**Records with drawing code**
————————
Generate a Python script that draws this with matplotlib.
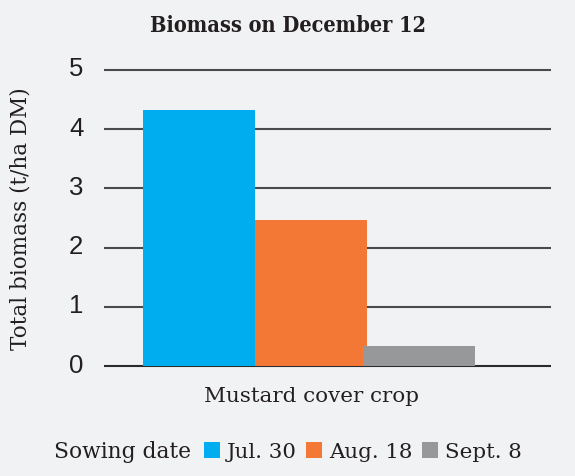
import numpy as np
import matplotlib.pyplot as plt
from matplotlib.patches import Patch
from matplotlib.transforms import ScaledTranslation

# data
category = ["Mustard cover crop"]
sowing_dates = ["Jul. 30", "Aug. 18", "Sept. 8"]
biomass = [4.33, 2.46, 0.34]
colors = ["#00AEEF", "#F37735", "#97989A"]
yticks = [0, 1, 2, 3, 4, 5]

bg = "#F1F2F4"
ink = "#231F20"
serif = "DejaVu Serif"

fig = plt.figure(figsize=(5.75, 4.77), dpi=100, facecolor=bg)
ax = fig.add_axes([0.1814, 0.2268, 0.7774, 0.6281], facecolor=bg)

# bars side by side around the category position
offsets = [-1.0, 0.0, 0.96]
x0 = np.arange(len(category))
for off, val, col, lab in zip(offsets, biomass, colors, sowing_dates):
    ax.bar(x0 + off, [val], width=1.0, color=col, label=lab, zorder=2)

ax.set_xlim(-1.8455, 2.1455)
ax.set_ylim(-0.03, 5.03)

for s in ax.spines.values():
    s.set_visible(False)

ax.set_yticks(yticks)
ax.set_yticklabels([str(v) for v in yticks], fontfamily="Liberation Sans",
                   fontsize=18.5, color=ink)
ax.tick_params(axis="y", length=0, pad=15)
shift = ScaledTranslation(0, 4 / 100, fig.dpi_scale_trans)
for lbl in ax.get_yticklabels():
    lbl.set_transform(lbl.get_transform() + shift)

ax.set_xticks(x0)
ax.set_xticklabels(category, fontfamily=serif, fontsize=15.4, color=ink)
ax.tick_params(axis="x", length=0, pad=13)

# horizontal rules
for v in yticks:
    ax.axhline(v, color="#2B2B2D" if v == 0 else "#4A4A4C",
               lw=1.5, zorder=1)

fig.text(0.5007, 0.9335, "Biomass on December 12", ha="center", va="baseline",
         fontfamily=serif, fontweight="bold", fontstretch="condensed",
         fontsize=15.6, color=ink)
fig.text(20.7 / 575, 1 - 219 / 477, "Total biomass (t/ha DM)", rotation=90,
         ha="center", va="center", fontfamily=serif, fontsize=15.5, color=ink)

# legend row
fs = 15.4
fs_px = fs * 100 / 72
fig.text(54.3 / 575, (477 - 458.3) / 477, "Sowing date", ha="left",
         va="baseline", fontfamily=serif, fontsize=15.7, color=ink)
handles = [Patch(facecolor=c, edgecolor="none") for c in colors]
fig.legend(handles, sowing_dates, loc="center left",
           bbox_to_anchor=(204 / 575, (477 - 452.7) / 477), ncol=3,
           frameon=False, borderpad=0, borderaxespad=0,
           handlelength=16 / fs_px, handleheight=16 / fs_px,
           handletextpad=6.5 / fs_px, columnspacing=10 / fs_px,
           prop={"family": serif, "size": fs}, labelcolor=ink)

fig.savefig("out.png", dpi=100, facecolor=bg)
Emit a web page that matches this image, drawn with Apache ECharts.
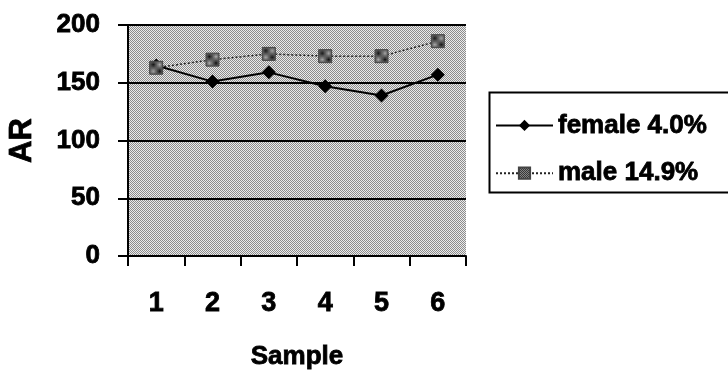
<!DOCTYPE html>
<html><head><meta charset="utf-8">
<script src="https://cdn.jsdelivr.net/npm/echarts@6/dist/echarts.min.js"></script>
<style>html,body{margin:0;padding:0;background:#fff}#c{width:728px;height:377px}</style>
</head><body><div id="c"></div>
<script>
const categories = ['1','2','3','4','5','6'];
const female = [165, 151, 159, 147, 139, 157];
const male = [163, 170, 175, 173, 173, 186];
const seriesNames = ['female 4.0%', 'male 14.9%'];
const yTicks = [0, 50, 100, 150, 200];

function makePattern(fg, bg) {
  const c = document.createElement('canvas');
  c.width = 4; c.height = 4;
  const g = c.getContext('2d');
  g.fillStyle = bg; g.fillRect(0,0,4,4);
  g.fillStyle = fg;
  g.fillRect(0,0,1,1); g.fillRect(2,0,1,1);
  g.fillRect(1,1,1,1); g.fillRect(3,1,1,1);
  g.fillRect(0,2,1,1); g.fillRect(2,2,1,1);
  g.fillRect(1,3,1,1); g.fillRect(3,3,1,1);
  return c;
}
const bgPat = {image: makePattern('#8c8c8c', '#ebebeb'), repeat: 'repeat'};
const mkPat = {image: makePattern('#111', '#aaa'), repeat: 'repeat'};

const font = {fontFamily: 'Liberation Sans, Arial, sans-serif', fontWeight: 'bold', color: '#000', textBorderColor: '#000', textBorderWidth: 0.8};
function f(size, extra) { return Object.assign({}, font, {fontSize: size}, extra || {}); }

const chart = echarts.init(document.getElementById('c'), null, {renderer: 'canvas'});
chart.setOption({
  animation: false,
  backgroundColor: '#fff',
  grid: {left: 128, right: 262, top: 25, bottom: 121, show: true, backgroundColor: bgPat, borderWidth: 0},
  graphic: [{type: 'rect', left: 487, top: 90, shape: {width: 260, height: 100}, style: {fill: 'none', stroke: '#000', lineWidth: 2}}],
  legend: {
    left: 490, top: 107, orient: 'vertical', itemGap: 21,
    itemWidth: 57, itemHeight: 14,
    data: seriesNames,
    textStyle: f(26, {padding: [0,0,0,0]})
  },
  xAxis: {
    type: 'category', data: categories, boundaryGap: true,
    name: 'Sample', nameLocation: 'middle', nameGap: 88,
    nameTextStyle: f(26),
    axisLine: {lineStyle: {color: '#000', width: 2}},
    axisTick: {show: true, length: 10, lineStyle: {color: '#000', width: 2}},
    axisLabel: f(27, {margin: 34}),
    splitLine: {show: false}
  },
  yAxis: {
    type: 'value', min: 0, max: 200, interval: 50,
    name: 'AR', nameLocation: 'middle', nameGap: 90, nameRotate: 90,
    nameTextStyle: f(31),
    axisLine: {show: true, lineStyle: {color: '#000', width: 2}},
    axisTick: {show: true, length: 10, inside: false, lineStyle: {color: '#000', width: 2}},
    axisLabel: f(26, {margin: 28, formatter: v => yTicks.includes(v) ? String(v) : ''}),
    splitLine: {show: true, lineStyle: {color: '#000', width: 2}}
  },
  series: [
    {name: seriesNames[0], type: 'line', data: female, symbol: 'diamond', symbolSize: 14,
     lineStyle: {color: '#000', width: 2}, itemStyle: {color: '#000'}},
    {name: seriesNames[1], type: 'line', data: male, symbol: 'rect', symbolSize: 13,
     lineStyle: {color: '#222', width: 1.5, type: [2, 2]}, itemStyle: {color: mkPat, borderColor: '#444', borderWidth: 1}}
  ]
});
</script></body></html>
————————
**WRITTEN TASK**
Return, please, the exact lines from the beginning of the entries above through the line containing "color=col, label=lab, zorder=2)", both included; pictures are left out.

**FINAL RESULT**
Generate a Python script that draws this with matplotlib.
import numpy as np
import matplotlib.pyplot as plt
from matplotlib.patches import Patch
from matplotlib.transforms import ScaledTranslation

# data
category = ["Mustard cover crop"]
sowing_dates = ["Jul. 30", "Aug. 18", "Sept. 8"]
biomass = [4.33, 2.46, 0.34]
colors = ["#00AEEF", "#F37735", "#97989A"]
yticks = [0, 1, 2, 3, 4, 5]

bg = "#F1F2F4"
ink = "#231F20"
serif = "DejaVu Serif"

fig = plt.figure(figsize=(5.75, 4.77), dpi=100, facecolor=bg)
ax = fig.add_axes([0.1814, 0.2268, 0.7774, 0.6281], facecolor=bg)

# bars side by side around the category position
offsets = [-1.0, 0.0, 0.96]
x0 = np.arange(len(category))
for off, val, col, lab in zip(offsets, biomass, colors, sowing_dates):
    ax.bar(x0 + off, [val], width=1.0, color=col, label=lab, zorder=2)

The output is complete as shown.